The SkyBet Championship is the strongest second-tier league in world football and in my opinion it offers entertainment on a par with, if not better than, the Premier League and top-tier leagues across the world.
I realise that the latter is a bold statement. It could be said that my enthusiasm for the Championship stems from the cumulative effect of having to accept, season after season, that my beloved Ipswich Town will be spending yet another season as the longest-serving Championship club. 12 years and counting we’ve been there, dating back to when the league was still named Division 1. But regardless, these have actually been a thoroughly enjoyable 12 years, (albeit slightly frustrating at the same time).
And by ‘entertainment’, I don’t mean to compare the quality of football in the Championship with that of the Premier League; to do so would be to spark unnecessary debate with the Chelsea fan to my right and the two Spurs fans I live with every day. But what I do emphasize is the fact that there are more components to Championship football than many Premier League fans will realise: capricious results, passionate fans and tactical innovation to name just a few.
Saying that, Championship football is unpredictable. It has arguably become a bit of a cliché and has actually been challenged by the consistent results of Nottingham Forest, QPR, Blackpool and Leicester, who many punters currently back as a safe bet on their weekend accumulators. But who can say that they predicted Burnley to be sitting pretty at the top of the table after 12 games?
I’m not saying that the Premier League is too predictable, for the nature of this year’s season has so far blown that theory out of the water. When Championship fans turn up on match day, however, they do so without any preconception as to the final outcome. A couple of back to back wins can see a team climb from 19th to 9th, just as a team leading the pack ten games in can end up in a relegation fight 30 games later.
We could further credit the Championship by saying the reason for the fluctuating results in this season’s Premier League is partly down to the endeavours of two of last season’s promoted sides; Cardiff and Hull. Apologies, Palace fans. The Championship certainly teaches players to work hard and play honest football, which can pay dividends in the long run.

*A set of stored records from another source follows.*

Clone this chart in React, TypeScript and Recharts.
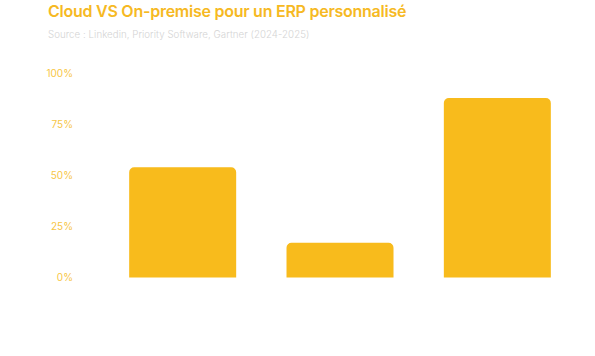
import React from 'react';
import { BarChart, Bar, XAxis, YAxis } from 'recharts';

const categories = ['Cloud', 'On-premise', 'Hybride'];
const values = [54, 17, 88];
const yTicks = [0, 25, 50, 75, 100];
const title = 'Cloud VS On-premise pour un ERP personnalisé';
const subtitle = 'Source : Linkedin, Priority Software, Gartner (2024-2025)';

const data = categories.map((c, i) => ({ name: c, value: values[i] }));

export default function App() {
  return (
    <div style={{ position: 'absolute', left: 0, top: 0, width: 595, height: 356, background: '#fff', fontFamily: 'Inter, sans-serif' }}>
      <div style={{ position: 'absolute', left: 48, top: 1, fontSize: 16, fontWeight: 600, color: '#F6B923', whiteSpace: 'nowrap', letterSpacing: -0.25 }}>{title}</div>
      <div style={{ position: 'absolute', left: 48, top: 29, fontSize: 9.7, fontWeight: 300, color: '#D4D4D4', whiteSpace: 'nowrap', letterSpacing: 0.05 }}>{subtitle}</div>
      <BarChart width={595} height={356} data={data} margin={{ top: 73.5, right: 19, bottom: 78.5, left: 0 }} barCategoryGap="16%">
        <XAxis dataKey="name" hide />
        <YAxis
          domain={[0, 100]}
          ticks={yTicks}
          width={104}
          axisLine={false}
          tickLine={false}
          tickSize={0}
          tickMargin={31}
          tickFormatter={(v: number) => `${v}%`}
          tick={{ fill: '#F7C645', fontSize: 10, fontFamily: 'Inter, sans-serif' }}
        />
        <Bar dataKey="value" fill="#F8BB1C" radius={[5, 5, 0, 0]} isAnimationActive={false} />
      </BarChart>
    </div>
  );
}
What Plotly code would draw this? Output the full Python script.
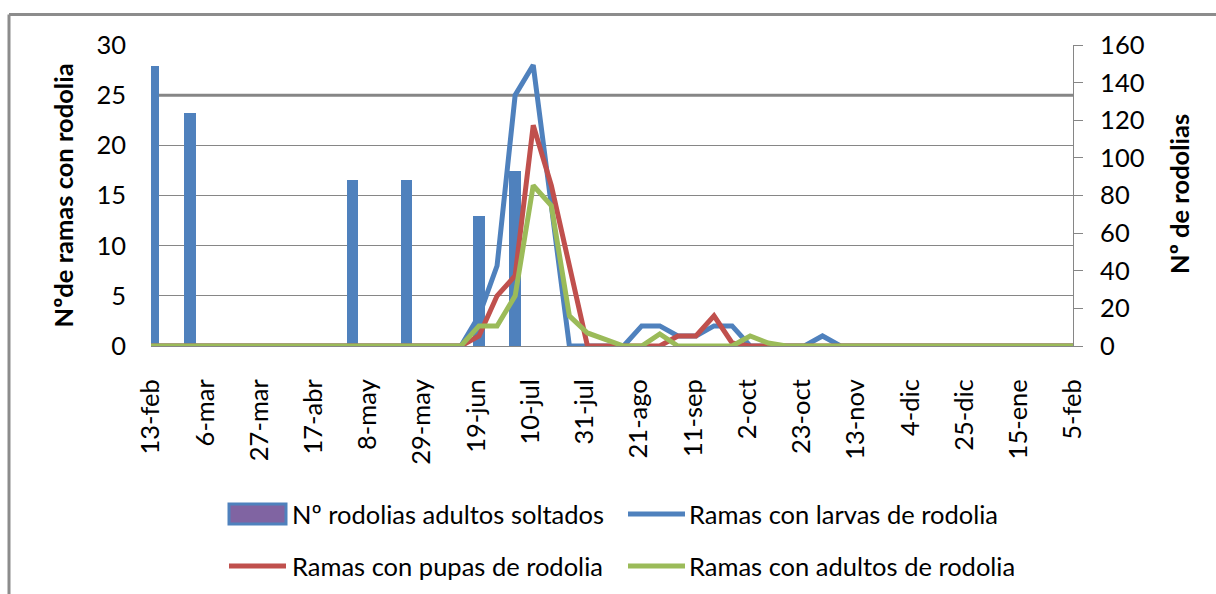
import plotly.graph_objects as go

# Sampling dates for the branch counts (left axis)
LINE_DATES = ["2010-02-13", "2010-06-13", "2010-06-20", "2010-06-27", "2010-07-04",
              "2010-07-11", "2010-07-18", "2010-07-25", "2010-08-01", "2010-08-08",
              "2010-08-15", "2010-08-22", "2010-08-29", "2010-09-05", "2010-09-12",
              "2010-09-19", "2010-09-26", "2010-10-03", "2010-10-10", "2010-10-17",
              "2010-10-24", "2010-10-31", "2010-11-07", "2011-02-05"]
LARVAS = [0, 0, 3, 8, 25, 28, 14, 0, 0, 0, 0, 2, 2, 1, 1, 2, 2, 0, 0, 0, 0, 1, 0, 0]
PUPAS = [0, 0, 1, 5, 7, 22, 16, 8, 0, 0, 0, 0, 0, 1, 1, 3, 0.3, 0, 0, 0, 0, 0, 0, 0]
ADULTOS = [0, 0, 2, 2, 5, 16, 14, 3, 1.3, 0.6, 0, 0, 1.2, 0, 0, 0, 0, 1.0, 0.3, 0, 0, 0, 0, 0]

# Release dates and number of adult rodolias released (right axis)
BAR_DATES = ["2010-02-14", "2010-02-28", "2010-05-02", "2010-05-23", "2010-06-20", "2010-07-04"]
SOLTADOS = [149, 124, 88, 88, 69, 93]

TICK_DATES = ["2010-02-13", "2010-03-06", "2010-03-27", "2010-04-17", "2010-05-08",
              "2010-05-29", "2010-06-19", "2010-07-10", "2010-07-31", "2010-08-21",
              "2010-09-11", "2010-10-02", "2010-10-23", "2010-11-13", "2010-12-04",
              "2010-12-25", "2011-01-15", "2011-02-05"]
TICK_TEXT = ["13-feb", "6-mar", "27-mar", "17-abr", "8-may", "29-may", "19-jun", "10-jul",
             "31-jul", "21-ago", "11-sep", "2-oct", "23-oct", "13-nov", "4-dic", "25-dic",
             "15-ene", "5-feb"]

BLUE, RED, GREEN, PURPLE = "#4F81BD", "#C0504D", "#9BBB59", "#8064A2"
GRID = "#868686"
FONT = "Lato"
FS = 25.5

W, H = 1216, 594
L, R, T, B = 151, 1073, 45, 346  # plot area in pixels


def px(x):
    return (x - L) / (R - L)


def py(y):
    return (B - y) / (B - T)


fig = go.Figure()

fig.add_trace(go.Bar(
    x=BAR_DATES, y=SOLTADOS, name="Nº rodolias adultos soltados",
    marker=dict(color=BLUE, line_width=0), width=4.5 * 86400000, yaxis="y",
))
for name, vals, color in [("Ramas con larvas de rodolia", LARVAS, BLUE),
                          ("Ramas con pupas de rodolia", PUPAS, RED),
                          ("Ramas con adultos de rodolia", ADULTOS, GREEN)]:
    fig.add_trace(go.Scatter(
        x=LINE_DATES, y=vals, name=name, mode="lines", yaxis="y2",
        line=dict(color=color, width=5),
    ))

shapes = [
    # darker line at 25
    dict(type="line", xref="paper", yref="y2", x0=0, x1=1, y0=25, y1=25,
         line=dict(color=GRID, width=3), layer="below"),
    # outer chart frame
    dict(type="line", xref="paper", yref="paper", x0=px(9), x1=px(9), y0=py(14.5), y1=py(600),
         line=dict(color="#8C8C8C", width=3)),
    dict(type="line", xref="paper", yref="paper", x0=px(9), x1=px(1220), y0=py(14.5), y1=py(14.5),
         line=dict(color="#8C8C8C", width=3)),
    # legend swatches
    dict(type="rect", xref="paper", yref="paper", x0=px(229), x1=px(286), y0=py(504), y1=py(524),
         fillcolor=PURPLE, line=dict(color=BLUE, width=3)),
    dict(type="line", xref="paper", yref="paper", x0=px(628), x1=px(685), y0=py(514), y1=py(514),
         line=dict(color=BLUE, width=5)),
    dict(type="line", xref="paper", yref="paper", x0=px(229), x1=px(286), y0=py(566), y1=py(566),
         line=dict(color=RED, width=5)),
    dict(type="line", xref="paper", yref="paper", x0=px(628), x1=px(685), y0=py(566), y1=py(566),
         line=dict(color=GREEN, width=5)),
]

annotations = [
    dict(text="<b>Nºde ramas con rodolia</b>", x=px(62), y=py(195.5), textangle=-90),
    dict(text="<b>Nº de rodolias</b>", x=px(1179), y=py(194), textangle=-90),
    dict(text="Nº rodolias adultos soltados", x=px(290), y=py(514), xanchor="left"),
    dict(text="Ramas con larvas de rodolia", x=px(687), y=py(514), xanchor="left"),
    dict(text="Ramas con pupas de rodolia", x=px(290), y=py(566), xanchor="left"),
    dict(text="Ramas con adultos de rodolia", x=px(687), y=py(566), xanchor="left"),
]
for a in annotations:
    a.update(xref="paper", yref="paper", showarrow=False, yanchor="middle",
             font=dict(family=FONT, size=FS, color="black"))
    a.setdefault("xanchor", "center")

fig.update_layout(
    width=W, height=H,
    margin=dict(l=L, r=W - R, t=T, b=H - B, pad=0),
    paper_bgcolor="white", plot_bgcolor="white",
    showlegend=False, bargap=0,
    font=dict(family=FONT, size=FS, color="black"),
    xaxis=dict(
        type="date", range=["2010-02-13", "2011-02-05"],
        tickvals=TICK_DATES, ticktext=TICK_TEXT, tickangle=-90,
        showgrid=False, zeroline=False, showline=True, linecolor=GRID, linewidth=1,
        ticks="", ticklabelstandoff=22,
        tickfont=dict(family=FONT, size=FS, color="black"),
    ),
    yaxis=dict(
        side="right", range=[0, 160], dtick=20, tick0=0,
        showgrid=False, zeroline=False, showline=True, linecolor=GRID, linewidth=1,
        ticks="outside", ticklen=9, tickcolor=GRID, ticklabelstandoff=12,
        tickfont=dict(family=FONT, size=FS, color="black"),
    ),
    yaxis2=dict(
        overlaying="y", side="left", range=[0, 30], dtick=5, tick0=0,
        showgrid=True, gridcolor=GRID, gridwidth=1, zeroline=False, showline=False,
        ticks="", ticklabelstandoff=24,
        tickfont=dict(family=FONT, size=FS, color="black"),
    ),
    shapes=shapes, annotations=annotations,
)

# drop the default 8px page margin so the chart sits at the window origin
fig.write_html("out.html", config={"displayModeBar": False},
               post_script="document.body.style.margin='0';")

A great example of this are Swansea City, who have become the go-to example of how the game should be played since emerging from the humble roots of the Championship in 2011. They have not looked back since. In contrast, I find it thoroughly enjoyable to see a team like Bolton, who overstayed their welcome in the Premier League until 2012, now struggling to stay afloat in the Championship.
Match day is every football fan’s highlight of the week. But if I was to give someone their first taste of English football, it would be at a Championship match. While I wouldn’t say no to 90 minutes in a padded leather seat at the Emirates, I would rather spend that time on my feet in the Bobby Robson Stand at Portman Road, where non-stop chanting and obscenities are the norm.
The great thing about a Championship game is that you are surrounded by highly-knowledgeable, passionate fans, who have followed their team up and down the Football League all their lives. They are quick to comment and brilliantly critical. Of course honest and passionate fans exist in their thousands in the Premier League, but when comparing my Premier League and Championship match day experiences the latter comes out on top. And that’s not just for the price of the pies.
Once the fans of the 22 Championship clubs have accepted the fact that they will not be achieving automatic promotion to the Premier League, usually around Christmas time, the fun part starts; the race for the play offs. This battle for 3rd-6th place in the table in my opinion generates far greater competition and passion than the race for 5th place in the Premier League, which to be honest is a bit of a damp squib in comparison. There is more at stake in the race for the play offs. The glamour and financial benefits of the Premier League awaits the lucky team to go up. (And let’s be honest, there is a certain amount of luck involved).
At the start of the season every team is aiming for automatic promotion to avoid the lottery of the play offs at all costs. Come May, however, you would be crazy to not want to be involved. Even for a neutral observer, the play offs are as exciting as an FA Cup final, with an atmosphere to match the final of the Champions League. But, as Crystal Palace have so far shown in the Premier League this season, sometimes the experience of getting there is better than actually being there.
Premier League fans may believe that tactical innovation is a phrase reserved for managers such as Pellegrini, Mourinho and Wenger, but, as a spectator in the Championship, you’d be unlucky to witness three successive games in which the manager didn’t shuffle the formation or style of play. The pace of the Premier League actually lessens the scope for these sorts of changes, yet the sufficient quality of Championship players combined with a slightly reduced game speed and wide range of teams, allows for managers to switch things around almost weekly to cater for the demands of each match, at a much lesser risk than would be the case in the Premier League.
It is also great to see Championship clubs embrace the domestic talent which they have coming through their respective academies. A promising 17-year old English striker from the academy will generate just as much excitement amongst Championship fans as a world-record signing would do in the Premier League, and often these home-grown talents go on to become some of the most successful players in the league. With so much talk about the importance of domestic talent in the media at the moment, we should look at the Championship as a positive example (except for perhaps, Watford).
For all I have said, it remains my dream to see Ipswich return to the top flight, even if for just one season. Come on you Blues!